The Global Context and International Collaboration
The U.S. modernization is part of a global movement. The International Association of Geodesy promotes the International Terrestrial Reference Frame (ITRF). Other countries, like Canada and Mexico, are undergoing similar updates, ensuring continental compatibility. This global alignment is essential for space technology and climate science. For instance, comparing glacier melt in Greenland (measured by EU satellites) with that in Antarctica (measured by NASA) requires a single, ultra-precise global reference.
Preparing for the Shift: A Call to Action for Professionals
The transition won’t be automatic. Here’s what professionals should do:
- Educate Yourself: Understand the concepts of dynamic datums and epoch dates (the “time stamp” for your coordinates).
- Inventory and Plan: Catalog your mission-critical spatial datasets and plan for their transformation. Test transformation tools as they become available.

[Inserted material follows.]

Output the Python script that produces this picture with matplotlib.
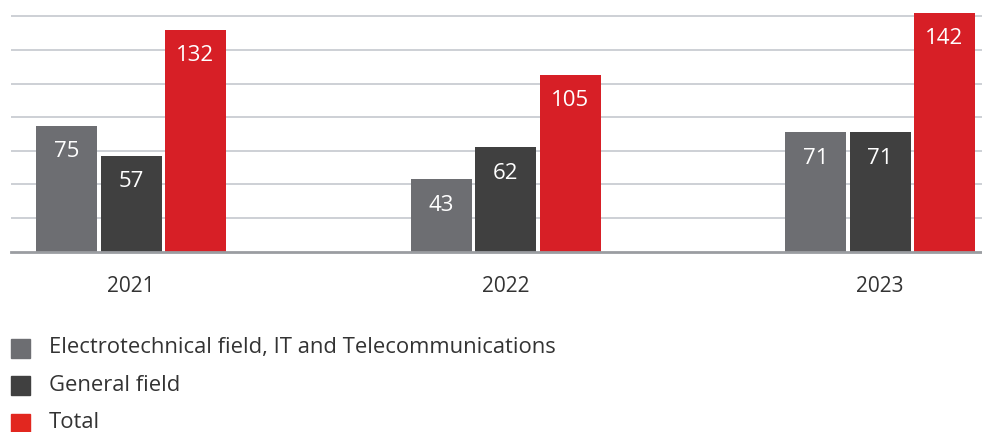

- Update Workflows: Integrate new software and procedures that handle 4D coordinates. Ensure your GNSS processing software is ready.
- Collaborate: Work with professional societies, software vendors, and government agencies like NGS to stay ahead of the curve.
Conclusion: Building the Future on a Smarter Foundation
The modernization of the National Spatial Reference System is a quiet but monumental revolution in measurement. It marks the final leap from the analog, static world of brass monuments to the digital, dynamic world of space-based Earth observation and real-time data. For surveyors, it means unprecedented efficiency and new frontiers in monitoring. For GIS professionals, it presents a transformative challenge that will ultimately unlock deeper, more accurate spatial analysis. For society, it provides the precise framework needed to tackle our greatest challenges: building resilient infrastructure, navigating autonomously, and understanding a changing planet.
The new coordinates are more than just numbers; they are a brave new foundation for the next century of innovation. The ground beneath our feet may be moving, but our ability to measure it has never been more sure.